O programa, então, será testado. “Os pais vão, novamente, responder ao questionário e a gente vai ver se diminuíram os sintomas das crianças”, explica Clarisse. Se a intervenção for efetiva, a ideia é disponibilizar o programa para a comunidade. “Pessoas esperam muito tempo por um atendimento psicológico. Então, a nossa ideia é que esse grupo possa funcionar de maneira multifamilar, atendendo várias famílias ao mesmo tempo. Isso diminuiria a espera e a fila, e alcançaria um número maior de famílias.”
As dificuldades
Para Clarisse, conseguir que 100 famílias participassem do estudo foi complicado. “É difícil, porque a gente precisa que as pessoas se exponham e recebam os pesquisadores e os auxiliares de pesquisa em casa, o que normalmente acaba acontecendo no final de semana ou à noite”, conta. “É o desafio de todos os pesquisadores.”
A solução encontrada foi adequar o estilo da pesquisa ao gosto dos pesquisados. “Os casais gostam de participar de encontros sobre como educar os filhos, por exemplo. Querem saber o que devem ou não fazer”. Esse foi um dos motivos que levou os pesquisadores a desenvolver a segunda etapa da pesquisa. A ideia, no entanto, é trabalhar para além das práticas parentais. “Não queremos focar só no desenvolvimento. As pesquisas mostram que dizer para os pais só ‘não pode bater no filho’ ou ‘não pode discutir na frente das crianças’ não resolve, porque eles não batem nos filhos, mas discutem no quarto. Fica um clima horrível e as crianças sentem o que está acontecendo”. Para Clarisse, é preciso que os pais entendam que ter um problema que não conseguem resolver gera nos filhos insegurança e faz com que eles tenham medo de que os pais venham a se separar, e que o fato de ter um clima familiar de muita desavença e pouco afeto gera o desenvolvimento de sintomas nos filhos.

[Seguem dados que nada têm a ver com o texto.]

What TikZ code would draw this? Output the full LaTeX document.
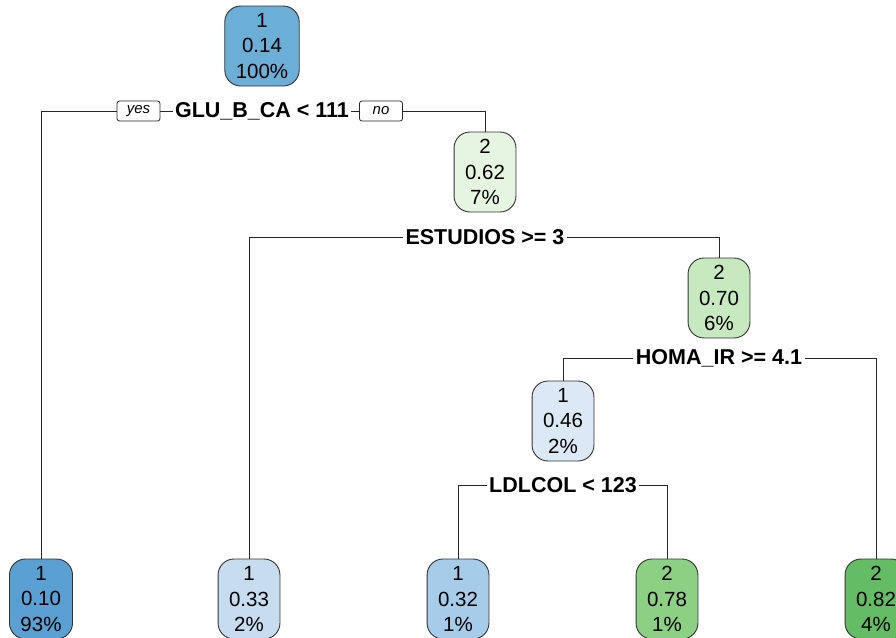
\documentclass[tikz,border=0pt]{standalone}
\usepackage{fontspec}
\setmainfont{Liberation Sans}
\usetikzlibrary{backgrounds}

% node fills, from blue (class 1) to green (class 2)
\definecolor{cA}{RGB}{107,174,214}
\definecolor{cB}{RGB}{90,160,210}
\definecolor{cC}{RGB}{200,220,240}
\definecolor{cD}{RGB}{166,204,233}
\definecolor{cE}{RGB}{219,233,246}
\definecolor{cF}{RGB}{229,245,224}
\definecolor{cG}{RGB}{199,233,192}
\definecolor{cH}{RGB}{140,208,132}
\definecolor{cI}{RGB}{100,188,100}

\tikzset{
  treebox/.style={draw=black!80, line width=0.9pt, rounded corners=16pt,
    align=center, inner xsep=11pt, inner ysep=3pt, minimum height=80pt,
    font=\fontsize{20.5}{25.5}\selectfont},
  splitlabel/.style={fill=white, inner xsep=2.5pt, inner ysep=1pt,
    font=\fontsize{21.5}{24}\selectfont\bfseries},
  yesno/.style={draw=black!85, fill=white, rounded corners=2.5pt, line width=0.8pt,
    minimum width=43pt, minimum height=20pt, inner sep=1pt,
    font=\fontsize{15}{17}\selectfont\itshape},
  edge/.style={draw=black!85, line width=0.9pt}
}

\begin{document}
\begin{tikzpicture}[x=1pt,y=-1pt]
\useasboundingbox (0,0) rectangle (896,637);

% inner nodes
\node[treebox, fill=cA] (n1) at (262,46) {1\\0.14\\100\%};
\node[treebox, fill=cF] (n2) at (485,172) {2\\0.62\\7\%};
\node[treebox, fill=cG] (n3) at (719,298) {2\\0.70\\6\%};
\node[treebox, fill=cE] (n4) at (563,421) {1\\0.46\\2\%};

% leaves
\node[treebox, fill=cB] (lf1) at (41,599) {1\\0.10\\93\%};
\node[treebox, fill=cC] (lf2) at (249,599) {1\\0.33\\2\%};
\node[treebox, fill=cD] (lf3) at (458,599) {1\\0.32\\1\%};
\node[treebox, fill=cH] (lf4) at (667,599) {2\\0.78\\1\%};
\node[treebox, fill=cI] (lf5) at (876,599) {2\\0.82\\4\%};

% split rules
\node[splitlabel] (s1) at (262,111) {GLU\_B\_CA < 111};
\node[splitlabel] (s2) at (485,237) {ESTUDIOS >= 3};
\node[splitlabel] (s3) at (719,358) {HOMA\_IR >= 4.1};
\node[splitlabel] (s4) at (563,485) {LDLCOL < 123};

% branch tags on the first split
\node[yesno] (yes) at (138.5,111) {yes};
\node[yesno] (no) at (381,111) {no};

% branches
\begin{scope}[on background layer]
\draw[edge] (s1.center) -| (lf1.north);
\draw[edge] (s1.center) -| (n2.north);
\draw[edge] (s2.center) -| (lf2.north);
\draw[edge] (s2.center) -| (n3.north);
\draw[edge] (s3.center) -| (n4.north);
\draw[edge] (s3.center) -| (lf5.north);
\draw[edge] (s4.center) -| (lf3.north);
\draw[edge] (s4.center) -| (lf4.north);
\end{scope}
\end{tikzpicture}
\end{document}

Padrão de comportamentos – os primeiros resultados
Dentro dos resultados já analisados – por meio de cálculos estatísticos que mostram o peso das variáveis no desenvolvimento dos sintomas – as variáveis que mais impactam no desenvolvimento de sintomas são: acompetição e o conflito coparental – o quanto os pais brigam na divisão das tarefas, e o quanto cada um acha que o seu jeito de educar o filho é mais importante ou mais certo – e as práticas parentais de intrusividade e comportamentos coercitivos – bater no filho, xingar, utilizar violência, etc. Existem, por outro lado, algumas variáveis que protegem. Se existirem bons níveis de acordo coparental ou divisão das tarefas, por exemplo, é possível proteger os filhos do desenvolvimento de sintomas
“O interessante nos resultados é que a gente conseguiu identificar o que não funciona (o que gera sintomas), mas a gente também conseguiu ver o que as famílias com filhos sem sintomas têm de diferente”. Clarisse destaca que o desenvolvimento de sintomas está, sim, ligado também à qualidade do relacionamento conjugal. “Os pais têm uma ideia de que o filho não tem nada a ver com o relacionamento conjugal, mas, na realidade, isso é impossível. As crianças percebem tudo o que acontece no ambiente familiar; são muito perceptivas”, ela explica. “Conflitos todos têm. É inerente. A questão é a forma de resolver esses conflitos. Isso protege o desenvolvimento de sintomas nos filhos. A nossa ideia também é trabalhar em termos de prevenção.”